Now the horrifying, thundering monsters came straight for the rest of the Shongairi in Harshair’s column, grinding contemptuously through or over the flaming carcasses of their dead comrades’ vehicles, trampling the wreckage underfoot, and the entire brigade began to come apart.
• • • • •
Over the last four or five years, the Army’s entire fleet of Abrams had been upgraded to TUSK status by the installation of the Tank Urban Survival Kit developed after Iraqi Freedom. Their side armor had been fitted with additional reactive armor, and slat armor had been fitted to protect them against rocket-propelled grenades and other shaped charge weapons fired from behind them. Neither of those features were particularly critical at the present moment, but TUSK also included a remote weapons turret armed with a .50-caliber machine gun in place of the original open-mount, exposed .50 at the commander’s hatch. Now, as the tanks ground forward, those heavy machine guns thundered, spitting their hate even as the main guns continued to seek out and destroy vehicles and the 7.62-millimeter machine guns mounted coaxially with those main guns stitched fist-sized exit wounds through individual Shongairi, whose body armor was approximately as effective as so much straw against them.
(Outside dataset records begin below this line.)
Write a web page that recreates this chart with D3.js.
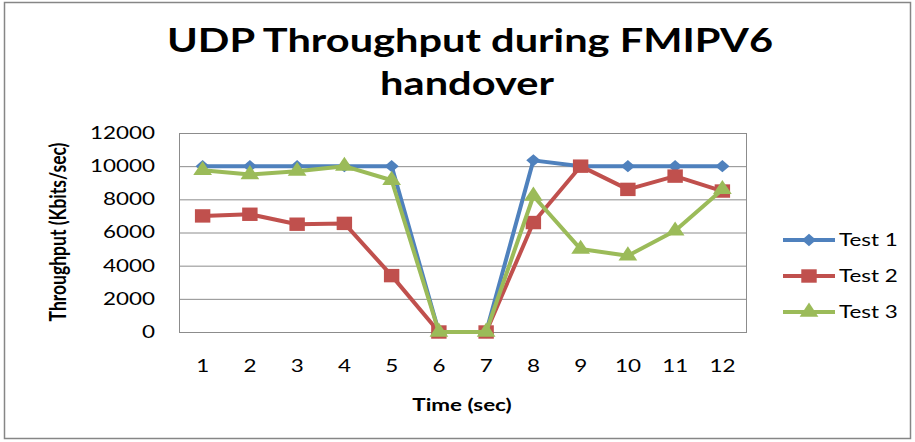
<!DOCTYPE html>
<html><head><meta charset="utf-8">
<script src="https://cdn.jsdelivr.net/npm/d3@7"></script>
<style>body{margin:0;background:#fff}svg{display:block}text{font-family:Lato,"Open Sans",sans-serif;fill:#000}</style>
</head><body><svg id="c" width="915" height="442"></svg>
<script>
const categories = ["1","2","3","4","5","6","7","8","9","10","11","12"];
const test1 = [10000,10000,10000,10000,10000,0,0,10350,10000,10000,10000,10000];
const test2 = [7000,7100,6500,6550,3400,0,0,6600,10000,8600,9400,8500];
const test3 = [9750,9500,9700,10000,9150,0,0,8200,5000,4600,6100,8600];
const yTicks = [0,2000,4000,6000,8000,10000,12000];
const seriesNames = ["Test 1","Test 2","Test 3"];
const colors = ["#4F81BD","#C0504D","#9BBB59"];
const symbols = [d3.symbolDiamond2, d3.symbolSquare, d3.symbolTriangle];
const symSizes = [98, 180, 115];

const SX = 1.32;   // horizontal text stretch
const MX = 1.15;   // horizontal marker stretch

const svg = d3.select("#c");
svg.append("rect").attr("x",4.5).attr("y",2.5).attr("width",906).attr("height",436)
  .attr("fill","#fff").attr("stroke","#868686").attr("stroke-width",1.5);

const L=179, R=746, T=133, B=332;
const x = d3.scaleBand().domain(categories).range([L,R]);
const y = d3.scaleLinear().domain([0,12000]).range([B,T]);

svg.append("g").selectAll("line").data(yTicks).join("line")
  .attr("x1",L).attr("x2",R).attr("y1",d=>y(d)+0.5).attr("y2",d=>y(d)+0.5)
  .attr("stroke","#8c8c8c").attr("stroke-width",1);
svg.append("rect").attr("x",L+0.5).attr("y",T+0.5).attr("width",R-L).attr("height",B-T)
  .attr("fill","none").attr("stroke","#8c8c8c");

const yAxis = svg.append("g").attr("transform",`translate(${L},0)`)
  .call(d3.axisLeft(y).tickValues(yTicks).tickSize(0).tickFormat(d3.format("d")));
yAxis.select(".domain").remove();
yAxis.selectAll("text").attr("x",0).attr("transform",`translate(-24,0) scale(${SX},1)`)
  .style("font-size","17px").style("font-family","Lato, sans-serif");

const xAxis = svg.append("g").attr("transform",`translate(0,${B})`)
  .call(d3.axisBottom(x).tickSize(0).tickPadding(28));
xAxis.select(".domain").remove();
xAxis.selectAll("text").attr("transform",`scale(${SX},1)`)
  .style("font-size","17px").style("font-family","Lato, sans-serif");

const cx = d => x(d)+x.bandwidth()/2;
[test1,test2,test3].forEach((vals,i)=>{
  const pts = vals.map((v,j)=>[cx(categories[j]), y(v)]);
  svg.append("path").attr("d",d3.line()(pts)).attr("fill","none")
    .attr("stroke",colors[i]).attr("stroke-width",4).attr("stroke-linejoin","round");
  svg.append("g").selectAll("path").data(pts).join("path")
    .attr("transform",d=>`translate(${d[0]},${d[1]}) scale(${MX},1)`)
    .attr("d",d3.symbol().type(symbols[i]).size(symSizes[i])).attr("fill",colors[i]);
});

function stext(px, py, str, size, weight, anchor){
  return svg.append("text").attr("transform",`translate(${px},${py}) scale(${SX},1)`)
    .attr("text-anchor",anchor||"middle").style("font-size",size+"px")
    .style("font-weight",weight||"normal").text(str);
}
stext(470, 52, "UDP Throughput during FMIPV6", 31.5, "bold");
stext(467, 95, "handover", 31.5, "bold");
stext(462, 411, "Time (sec)", 17, "bold");
svg.append("text").attr("transform",`translate(66,232) rotate(-90) scale(1,${SX})`)
  .attr("text-anchor","middle").style("font-size","17.5px").style("font-weight","bold")
  .text("Throughput (Kbits/sec)");

seriesNames.forEach((n,i)=>{
  const ly = 240 + i*36;
  svg.append("line").attr("x1",783).attr("x2",835).attr("y1",ly).attr("y2",ly)
    .attr("stroke",colors[i]).attr("stroke-width",4);
  svg.append("path").attr("transform",`translate(809,${ly}) scale(${MX},1)`)
    .attr("d",d3.symbol().type(symbols[i]).size(symSizes[i])).attr("fill",colors[i]);
  stext(839, ly+6, n, 17, "normal", "start");
});
</script></body></html>
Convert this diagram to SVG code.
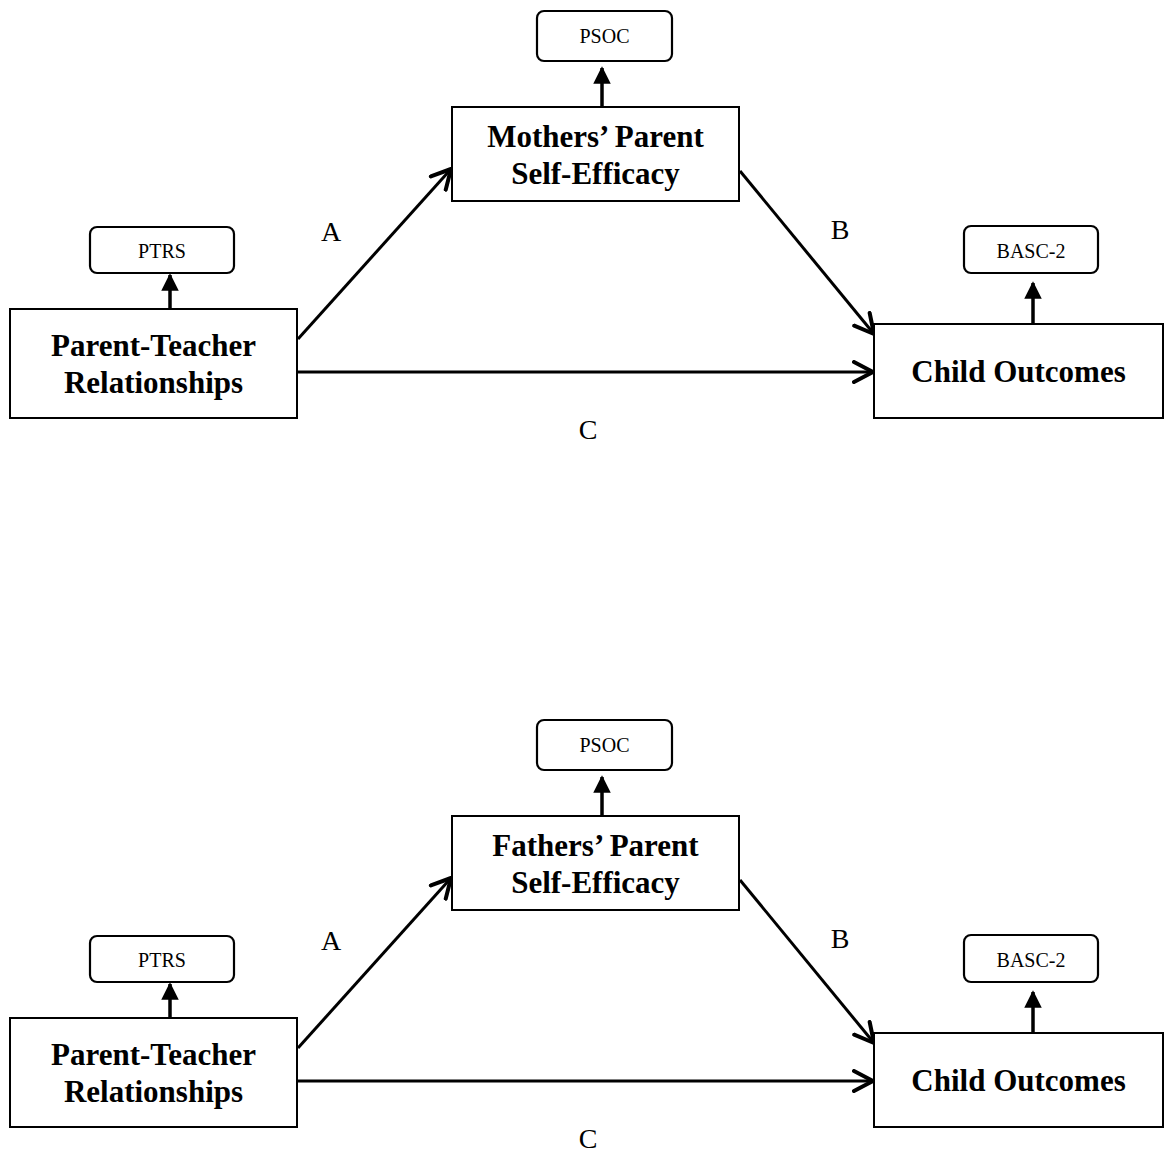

Yet dreadful as the tanks’ harvest was, the far lighter Bradleys were almost as bad. And even as they advanced, the mortar vehicles behind them—guided by the continuous overhead surveillance of the UAVs the Shongairi still didn’t realize were there—began to pound the middle and rear of the column, as well. The M298 mortar, adapted from the Israeli Army, had a maximum range of almost four and a half miles. In the first minute, it could fire sixteen thirty-pound rounds, each with a lethal radius of over seventy
feet. Thereafter, as barrel heat became a factor, it had a sustained rate of four rounds per minute.
• • • • •
Once more, the Shongairi had never experienced anything like it. They had mobile mortars of their own, the heaviest of which had almost half again the range of the weapons firing at them, and they’d used those weapons with devastating effect against opponents in the past. But no one else had ever dropped mortar bombs on
them,
and troopers who were veterans of a score of past skirmishes fled in screaming panic as the incandescent bubbles of high explosive and white-hot steel fragments marched through their ranks.
• • • • •
“Furnace Five, Five Actual. Engage. Anvil Five, Five Actual, advance to Point Carson and engage at will.”
“Five Actual, Furnace Five. Wilco.”
“Five Actual, Anvil Five. Rolling.”
The responses came back over the landline net, and Captain Michael Wallace’s Force Furnace—four more Abrams from his own Charlie Company’s first platoon, and the four Bradleys of Captain Achilles Adamakos’ Bravo Company’s second platoon—opened fire from camouflaged positions three and a half miles west of Force Hammer in the neat, irrigated fields south of the river. They were barely three hundred meters from the roadway, and the camouflage with which they’d been draped flew away, flaming, on their muzzle flashes as they opened a merciless fire on the previously unengaged flank of Harshair’s column. At that range, even a .50-caliber machine gun was fully capable of penetrating the armor of a Shongair personnel carrier, and the heavier weapons picked off the larger, more heavily armored GEVs with dreadful precision.
The carnage was incredible, and at the same moment, dismounted infantry teams armed with Javelin antitank launchers opened up from the mountains north of Force Furnace, reaping a dreadful harvest as still more of Harshair’s armored regiment’s GEVs exploded in fountains of flame.